» **TASK STATEMENT**:
Print the listing as it stands, omitting all images.

» **DATA SHOWN**:
※ ※ ※
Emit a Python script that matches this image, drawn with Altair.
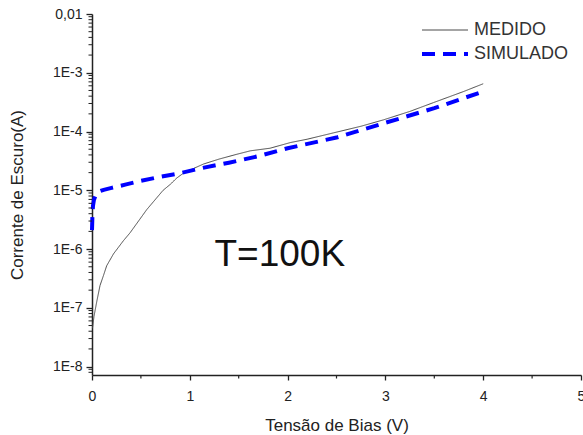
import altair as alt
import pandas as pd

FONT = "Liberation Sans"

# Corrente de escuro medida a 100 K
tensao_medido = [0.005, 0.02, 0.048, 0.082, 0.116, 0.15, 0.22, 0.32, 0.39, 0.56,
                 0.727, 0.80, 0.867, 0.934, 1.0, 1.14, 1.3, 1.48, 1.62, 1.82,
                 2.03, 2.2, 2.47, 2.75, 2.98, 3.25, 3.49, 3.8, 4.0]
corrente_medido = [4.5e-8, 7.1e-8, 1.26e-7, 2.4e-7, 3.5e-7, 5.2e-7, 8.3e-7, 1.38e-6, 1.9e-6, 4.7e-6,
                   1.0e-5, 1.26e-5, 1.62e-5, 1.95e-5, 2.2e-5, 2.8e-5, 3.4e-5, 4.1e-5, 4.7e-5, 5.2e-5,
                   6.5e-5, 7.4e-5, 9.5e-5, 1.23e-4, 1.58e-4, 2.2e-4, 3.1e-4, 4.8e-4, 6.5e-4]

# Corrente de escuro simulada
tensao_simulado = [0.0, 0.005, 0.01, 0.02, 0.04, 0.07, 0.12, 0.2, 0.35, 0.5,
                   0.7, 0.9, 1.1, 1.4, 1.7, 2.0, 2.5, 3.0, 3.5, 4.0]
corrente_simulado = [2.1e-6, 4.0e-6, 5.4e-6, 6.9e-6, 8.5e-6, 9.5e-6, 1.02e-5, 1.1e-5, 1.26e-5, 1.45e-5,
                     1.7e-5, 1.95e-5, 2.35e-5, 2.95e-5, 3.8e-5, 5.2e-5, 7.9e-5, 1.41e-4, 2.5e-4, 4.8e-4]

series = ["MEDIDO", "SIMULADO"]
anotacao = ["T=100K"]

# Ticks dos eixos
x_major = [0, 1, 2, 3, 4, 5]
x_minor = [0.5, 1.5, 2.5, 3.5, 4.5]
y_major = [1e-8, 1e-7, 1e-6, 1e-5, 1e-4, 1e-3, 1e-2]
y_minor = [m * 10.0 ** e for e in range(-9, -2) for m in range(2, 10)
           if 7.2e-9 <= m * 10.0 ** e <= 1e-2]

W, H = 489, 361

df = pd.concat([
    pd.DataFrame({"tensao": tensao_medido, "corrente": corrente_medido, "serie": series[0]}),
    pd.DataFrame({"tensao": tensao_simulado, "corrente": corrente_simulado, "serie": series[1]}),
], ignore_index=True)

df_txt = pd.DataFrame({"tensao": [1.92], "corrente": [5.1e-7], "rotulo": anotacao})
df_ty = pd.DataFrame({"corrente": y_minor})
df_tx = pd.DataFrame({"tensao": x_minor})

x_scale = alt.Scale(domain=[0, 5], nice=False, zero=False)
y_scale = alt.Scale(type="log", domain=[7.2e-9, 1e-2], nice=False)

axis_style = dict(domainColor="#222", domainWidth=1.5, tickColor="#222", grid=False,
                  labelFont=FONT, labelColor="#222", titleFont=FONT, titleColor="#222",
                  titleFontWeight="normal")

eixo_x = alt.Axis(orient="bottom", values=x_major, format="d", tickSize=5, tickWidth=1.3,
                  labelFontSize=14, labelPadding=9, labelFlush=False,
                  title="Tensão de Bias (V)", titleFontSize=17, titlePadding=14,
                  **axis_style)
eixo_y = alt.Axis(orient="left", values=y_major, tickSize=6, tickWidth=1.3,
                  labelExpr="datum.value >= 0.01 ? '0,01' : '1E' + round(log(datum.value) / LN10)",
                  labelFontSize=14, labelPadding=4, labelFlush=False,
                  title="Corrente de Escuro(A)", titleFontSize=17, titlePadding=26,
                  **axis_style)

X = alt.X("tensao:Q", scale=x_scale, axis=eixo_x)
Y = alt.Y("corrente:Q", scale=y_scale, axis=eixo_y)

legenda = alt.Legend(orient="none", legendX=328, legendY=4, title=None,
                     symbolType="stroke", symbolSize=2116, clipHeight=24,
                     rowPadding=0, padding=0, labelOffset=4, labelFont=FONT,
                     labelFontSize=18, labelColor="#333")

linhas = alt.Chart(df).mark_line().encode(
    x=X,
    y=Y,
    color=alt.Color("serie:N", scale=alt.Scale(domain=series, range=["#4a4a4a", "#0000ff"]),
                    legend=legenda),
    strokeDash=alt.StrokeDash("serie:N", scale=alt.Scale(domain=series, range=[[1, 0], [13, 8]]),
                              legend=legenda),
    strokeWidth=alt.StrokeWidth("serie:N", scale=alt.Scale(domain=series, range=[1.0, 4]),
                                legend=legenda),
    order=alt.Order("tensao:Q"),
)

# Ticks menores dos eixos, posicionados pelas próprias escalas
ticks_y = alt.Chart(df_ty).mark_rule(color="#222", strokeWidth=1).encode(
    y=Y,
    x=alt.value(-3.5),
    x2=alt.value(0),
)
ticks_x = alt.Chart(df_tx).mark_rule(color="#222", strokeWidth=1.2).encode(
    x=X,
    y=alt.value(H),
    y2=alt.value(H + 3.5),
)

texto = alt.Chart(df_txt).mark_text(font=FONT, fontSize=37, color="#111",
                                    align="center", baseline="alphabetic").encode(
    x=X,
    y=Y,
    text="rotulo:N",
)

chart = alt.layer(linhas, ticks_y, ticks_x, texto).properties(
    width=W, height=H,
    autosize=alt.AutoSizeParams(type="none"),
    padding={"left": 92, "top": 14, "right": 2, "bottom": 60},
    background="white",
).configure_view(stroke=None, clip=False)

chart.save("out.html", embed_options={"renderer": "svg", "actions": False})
※ ※ ※
» **RESULT**:
Emit a Python script that matches this image, drawn with Altair.
import altair as alt
import pandas as pd

FONT = "Liberation Sans"

# Corrente de escuro medida a 100 K
tensao_medido = [0.005, 0.02, 0.048, 0.082, 0.116, 0.15, 0.22, 0.32, 0.39, 0.56,
                 0.727, 0.80, 0.867, 0.934, 1.0, 1.14, 1.3, 1.48, 1.62, 1.82,
                 2.03, 2.2, 2.47, 2.75, 2.98, 3.25, 3.49, 3.8, 4.0]
corrente_medido = [4.5e-8, 7.1e-8, 1.26e-7, 2.4e-7, 3.5e-7, 5.2e-7, 8.3e-7, 1.38e-6, 1.9e-6, 4.7e-6,
                   1.0e-5, 1.26e-5, 1.62e-5, 1.95e-5, 2.2e-5, 2.8e-5, 3.4e-5, 4.1e-5, 4.7e-5, 5.2e-5,
                   6.5e-5, 7.4e-5, 9.5e-5, 1.23e-4, 1.58e-4, 2.2e-4, 3.1e-4, 4.8e-4, 6.5e-4]

# Corrente de escuro simulada
tensao_simulado = [0.0, 0.005, 0.01, 0.02, 0.04, 0.07, 0.12, 0.2, 0.35, 0.5,
                   0.7, 0.9, 1.1, 1.4, 1.7, 2.0, 2.5, 3.0, 3.5, 4.0]
corrente_simulado = [2.1e-6, 4.0e-6, 5.4e-6, 6.9e-6, 8.5e-6, 9.5e-6, 1.02e-5, 1.1e-5, 1.26e-5, 1.45e-5,
                     1.7e-5, 1.95e-5, 2.35e-5, 2.95e-5, 3.8e-5, 5.2e-5, 7.9e-5, 1.41e-4, 2.5e-4, 4.8e-4]

series = ["MEDIDO", "SIMULADO"]
anotacao = ["T=100K"]

# Ticks dos eixos
x_major = [0, 1, 2, 3, 4, 5]
x_minor = [0.5, 1.5, 2.5, 3.5, 4.5]
y_major = [1e-8, 1e-7, 1e-6, 1e-5, 1e-4, 1e-3, 1e-2]
y_minor = [m * 10.0 ** e for e in range(-9, -2) for m in range(2, 10)
           if 7.2e-9 <= m * 10.0 ** e <= 1e-2]

W, H = 489, 361

df = pd.concat([
    pd.DataFrame({"tensao": tensao_medido, "corrente": corrente_medido, "serie": series[0]}),
    pd.DataFrame({"tensao": tensao_simulado, "corrente": corrente_simulado, "serie": series[1]}),
], ignore_index=True)

df_txt = pd.DataFrame({"tensao": [1.92], "corrente": [5.1e-7], "rotulo": anotacao})
df_ty = pd.DataFrame({"corrente": y_minor})
df_tx = pd.DataFrame({"tensao": x_minor})

x_scale = alt.Scale(domain=[0, 5], nice=False, zero=False)
y_scale = alt.Scale(type="log", domain=[7.2e-9, 1e-2], nice=False)

axis_style = dict(domainColor="#222", domainWidth=1.5, tickColor="#222", grid=False,
                  labelFont=FONT, labelColor="#222", titleFont=FONT, titleColor="#222",
                  titleFontWeight="normal")

eixo_x = alt.Axis(orient="bottom", values=x_major, format="d", tickSize=5, tickWidth=1.3,
                  labelFontSize=14, labelPadding=9, labelFlush=False,
                  title="Tensão de Bias (V)", titleFontSize=17, titlePadding=14,
                  **axis_style)
eixo_y = alt.Axis(orient="left", values=y_major, tickSize=6, tickWidth=1.3,
                  labelExpr="datum.value >= 0.01 ? '0,01' : '1E' + round(log(datum.value) / LN10)",
                  labelFontSize=14, labelPadding=4, labelFlush=False,
                  title="Corrente de Escuro(A)", titleFontSize=17, titlePadding=26,
                  **axis_style)

X = alt.X("tensao:Q", scale=x_scale, axis=eixo_x)
Y = alt.Y("corrente:Q", scale=y_scale, axis=eixo_y)

legenda = alt.Legend(orient="none", legendX=328, legendY=4, title=None,
                     symbolType="stroke", symbolSize=2116, clipHeight=24,
                     rowPadding=0, padding=0, labelOffset=4, labelFont=FONT,
                     labelFontSize=18, labelColor="#333")

linhas = alt.Chart(df).mark_line().encode(
    x=X,
    y=Y,
    color=alt.Color("serie:N", scale=alt.Scale(domain=series, range=["#4a4a4a", "#0000ff"]),
                    legend=legenda),
    strokeDash=alt.StrokeDash("serie:N", scale=alt.Scale(domain=series, range=[[1, 0], [13, 8]]),
                              legend=legenda),
    strokeWidth=alt.StrokeWidth("serie:N", scale=alt.Scale(domain=series, range=[1.0, 4]),
                                legend=legenda),
    order=alt.Order("tensao:Q"),
)

# Ticks menores dos eixos, posicionados pelas próprias escalas
ticks_y = alt.Chart(df_ty).mark_rule(color="#222", strokeWidth=1).encode(
    y=Y,
    x=alt.value(-3.5),
    x2=alt.value(0),
)
ticks_x = alt.Chart(df_tx).mark_rule(color="#222", strokeWidth=1.2).encode(
    x=X,
    y=alt.value(H),
    y2=alt.value(H + 3.5),
)

texto = alt.Chart(df_txt).mark_text(font=FONT, fontSize=37, color="#111",
                                    align="center", baseline="alphabetic").encode(
    x=X,
    y=Y,
    text="rotulo:N",
)

chart = alt.layer(linhas, ticks_y, ticks_x, texto).properties(
    width=W, height=H,
    autosize=alt.AutoSizeParams(type="none"),
    padding={"left": 92, "top": 14, "right": 2, "bottom": 60},
    background="white",
).configure_view(stroke=None, clip=False)

chart.save("out.html", embed_options={"renderer": "svg", "actions": False})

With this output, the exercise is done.